Italy’s Marzotto family, which built Santa Margherita into a Pinot Grigio juggernaut, acquired majority ownership of Roco Winery in Oregon’s Willamette Valley this week. Financial terms were not disclosed, but the purchase marks the company’s first winemaking venture outside Italy.

The sale includes Roco’s winemaking facility just outside Newberg, the Roco brand and current inventory. Founders Rollin Soles and wife, Corby Stonebraker, retain a minority share and full ownership of Wits’ End Vineyard, but will continue to supply grapes under a long-term lease.

“Our affinity and admiration for the U.S. made the location of our first international winery venture a natural choice,” said Gaetano Marzotto, chairman of Santa Margherita Gruppo Vinicolo, in a statement. “The U.S. marketplace is dynamic, and we believe in the quality of Oregon wines, specifically from the Willamette Valley region.”

Soles is a veteran of Oregon winemaking and was among the founders of Argyle Winery in 1987. Argyle wines help set the standard in Willamette Valley. Soles launched Roco in 2001 as a side project and it quickly grew, and by 2013 he left Argyle to focus on Roco, which produces Pinot Noir, Chardonnay and bubbly, a similar portfolio to Argyle.

The partnership, Soles said, allows the winery to continue making wines that express their terroir. “They looked everywhere in the United States and they chose Willamette Valley. Who am I to argue?” said Soles, who indicated he’s not going anywhere. ”I’ll keep a strong hand on the tiller. I’ll hang around as long as they let me hang around.”

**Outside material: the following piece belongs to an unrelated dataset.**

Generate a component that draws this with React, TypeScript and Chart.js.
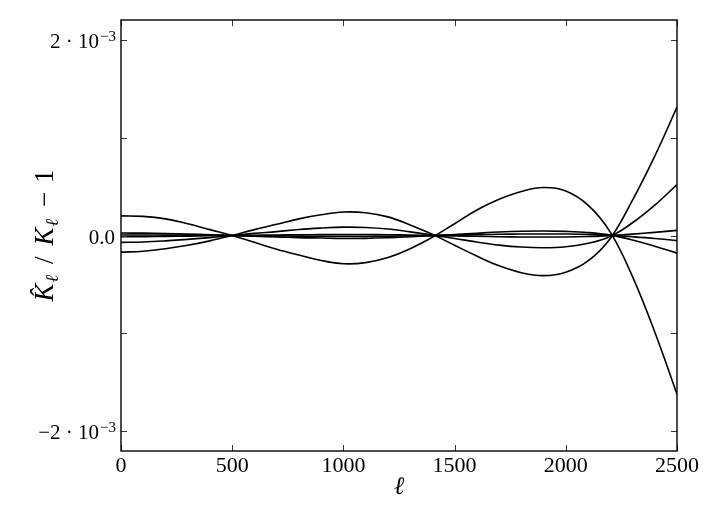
import React, { useEffect, useRef } from "react";
import { Chart, registerables } from "chart.js";

Chart.register(...registerables);

// multipole ℓ
const ELL = [0, 100, 200, 300, 400, 500, 600, 700, 800, 900, 1000, 1100, 1200, 1300, 1400, 1500, 1600, 1700, 1800, 1900, 2000, 2100, 2200, 2300, 2400, 2500];

// curves, values in units of 1e-3
const CURVE_A = [-0.17, -0.16, -0.135, -0.1, -0.055, 0, 0.06, 0.115, 0.17, 0.212, 0.24, 0.232, 0.19, 0.108, 0.012, -0.1, -0.21, -0.31, -0.38, -0.41, -0.375, -0.26, -0.03, 0.36, 0.81, 1.31];
const CURVE_B = [0.2, 0.195, 0.17, 0.12, 0.06, 0, -0.07, -0.14, -0.2, -0.255, -0.288, -0.277, -0.225, -0.135, -0.018, 0.12, 0.26, 0.37, 0.45, 0.49, 0.455, 0.31, 0.035, -0.42, -0.985, -1.62];
const CURVE_C = [-0.07, -0.066, -0.055, -0.04, -0.022, 0, 0.022, 0.04, 0.062, 0.076, 0.085, 0.082, 0.066, 0.037, 0.004, -0.03, -0.067, -0.098, -0.118, -0.125, -0.115, -0.08, -0.01, 0.13, 0.31, 0.52];
const CURVE_D = [0.025, 0.024, 0.02, 0.014, 0.008, 0, -0.008, -0.014, -0.022, -0.026, -0.03, -0.029, -0.023, -0.013, -0.002, 0.01, 0.023, 0.035, 0.043, 0.046, 0.042, 0.03, 0.004, -0.045, -0.11, -0.18];
const CURVE_E = [-0.012, -0.011, -0.009, -0.006, -0.003, 0, 0.003, 0.005, 0.007, 0.009, 0.01, 0.01, 0.008, 0.005, 0.001, -0.004, -0.008, -0.012, -0.015, -0.016, -0.015, -0.01, -0.001, 0.014, 0.032, 0.052];
const CURVE_F = [0.005, 0.005, 0.004, 0.003, 0.002, 0, -0.002, -0.004, -0.006, -0.008, -0.009, -0.009, -0.007, -0.004, -0.001, 0.004, 0.008, 0.012, 0.015, 0.016, 0.015, 0.011, 0.001, -0.013, -0.03, -0.052];

const CURVES = [CURVE_A, CURVE_B, CURVE_C, CURVE_D, CURVE_E, CURVE_F];

const X_TICKS = [0, 500, 1000, 1500, 2000, 2500];
const Y_TICKS = [-2, -1, 0, 1, 2]; // units of 1e-3
const Y_TICK_MAIN = ["\u22122 \u00b7 10", "", "0.0", "", "2 \u00b7 10"];
const Y_TICK_EXP = ["\u22123", "", "", "", "\u22123"];
const X_TITLE = "\u2113";
const Y_TITLE_PARTS = ["K\u0302", "\u2113", "/", "K", "\u2113", "\u2212", "1"];

const SCALE = 1e-3;
const SERIF = "'Liberation Serif', 'DejaVu Serif', serif";

const framePlugin = {
  id: "frameTicks",
  afterDatasetsDraw(chart: any) {
    const { ctx, chartArea: a, scales } = chart;
    const xs = scales.x;
    const ys = scales.y;
    ctx.save();
    ctx.strokeStyle = "#333";
    ctx.lineWidth = 1;
    const tl = 6;
    X_TICKS.forEach((v) => {
      const px = Math.round(xs.getPixelForValue(v)) + 0.5;
      ctx.beginPath();
      ctx.moveTo(px, a.bottom);
      ctx.lineTo(px, a.bottom - tl);
      ctx.moveTo(px, a.top);
      ctx.lineTo(px, a.top + tl);
      ctx.stroke();
    });
    Y_TICKS.forEach((v) => {
      const py = Math.round(ys.getPixelForValue(v * SCALE)) + 0.5;
      ctx.beginPath();
      ctx.moveTo(a.left, py);
      ctx.lineTo(a.left + tl, py);
      ctx.moveTo(a.right, py);
      ctx.lineTo(a.right - tl, py);
      ctx.stroke();
    });
    ctx.strokeStyle = "#000";
    ctx.lineWidth = 1.4;
    ctx.strokeRect(a.left, a.top, a.right - a.left, a.bottom - a.top);

    // y tick labels with superscript exponent
    ctx.fillStyle = "#000";
    ctx.textBaseline = "alphabetic";
    ctx.textAlign = "left";
    const mainFont = "21px " + SERIF;
    const expFont = "15px " + SERIF;
    const right = a.left - 6;
    Y_TICKS.forEach((v, i) => {
      const main = Y_TICK_MAIN[i];
      const exp = Y_TICK_EXP[i];
      if (!main) return;
      const py = ys.getPixelForValue(v * SCALE);
      ctx.font = mainFont;
      const wm = ctx.measureText(main).width;
      ctx.font = expFont;
      const we = exp ? ctx.measureText(exp).width : 0;
      const x0 = right - wm - we;
      ctx.font = mainFont;
      ctx.fillText(main, x0, py + 8);
      if (exp) {
        ctx.font = expFont;
        ctx.fillText(exp, x0 + wm + 1, py + 1);
      }
    });

    // y axis title with subscripts, rotated
    const cy = (a.top + a.bottom) / 2;
    ctx.translate(44, cy);
    ctx.rotate(-Math.PI / 2);
    const big = "italic 27px " + SERIF;
    const sub = "italic 18px " + SERIF;
    const upright = "27px " + SERIF;
    const fonts = [big, sub, upright, big, sub, upright, upright];
    const dys = [0, 5, 0, 0, 5, 0, 0];
    const gaps = [0, 1, 11, 11, 1, 12, 9];
    let total = 0;
    const widths = Y_TITLE_PARTS.map((t, i) => {
      ctx.font = fonts[i];
      const w = ctx.measureText(t).width;
      total += w + gaps[i];
      return w;
    });
    let x = -total / 2;
    Y_TITLE_PARTS.forEach((t, i) => {
      x += gaps[i];
      ctx.font = fonts[i];
      ctx.fillText(t, x, 9 + dys[i]);
      x += widths[i];
    });
    ctx.restore();
  },
};

export default function App() {
  const ref = useRef<HTMLCanvasElement | null>(null);
  useEffect(() => {
    if (!ref.current) return;
    const chart = new Chart(ref.current, {
      type: "line",
      data: {
        datasets: CURVES.map((c, k) => ({
          label: "curve " + (k + 1),
          data: ELL.map((l, i) => ({ x: l, y: c[i] * SCALE })),
          borderColor: "#000",
          borderWidth: 1.6,
          pointRadius: 0,
          fill: false,
          tension: 0.4,
        })),
      },
      options: {
        responsive: false,
        animation: false,
        events: [],
        layout: { padding: { left: 0, top: 20, right: 36, bottom: 0 } },
        plugins: { legend: { display: false }, tooltip: { enabled: false }, title: { display: false } },
        scales: {
          x: {
            type: "linear",
            min: 0,
            max: 2500,
            afterFit: (s: any) => { s.height = 62; },
            afterBuildTicks: (s: any) => { s.ticks = X_TICKS.map((v) => ({ value: v })); },
            grid: { display: false, drawTicks: false },
            border: { display: false },
            ticks: {
              color: "#000",
              padding: 2,
              maxRotation: 0,
              font: { family: SERIF, size: 22 },
              callback: (v: any) => String(v),
            },
            title: {
              display: true,
              text: X_TITLE,
              color: "#000",
              font: { family: SERIF, size: 25, style: "italic" },
              padding: { top: 0, bottom: 11 },
            },
          },
          y: {
            type: "linear",
            min: -2.2 * SCALE,
            max: 2.2 * SCALE,
            afterFit: (s: any) => { s.width = 121; },
            afterBuildTicks: (s: any) => { s.ticks = Y_TICKS.map((v) => ({ value: v * SCALE })); },
            grid: { display: false, drawTicks: false },
            border: { display: false },
            ticks: { display: false },
          },
        },
      },
      plugins: [framePlugin],
    });
    return () => chart.destroy();
  }, []);
  return (
    <div style={{ position: "fixed", left: 0, top: 0, width: 713, height: 513, background: "#fff" }}>
      <canvas ref={ref} width={713} height={513} />
    </div>
  );
}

Roco produces about 15,000 cases a year, and Santa Margherita USA chief executive Vincent Chiaramonte said the company plans to grow production in the future, he did not rule out additional winery acquisitions in the United States. “We will continue to look for viable opportunities that complement our family’s vision,” he said in a statement.

As Soles sees it, the partnership bodes well for Oregon’s future. “It says a lot about the excitement building for Willamette Valley.”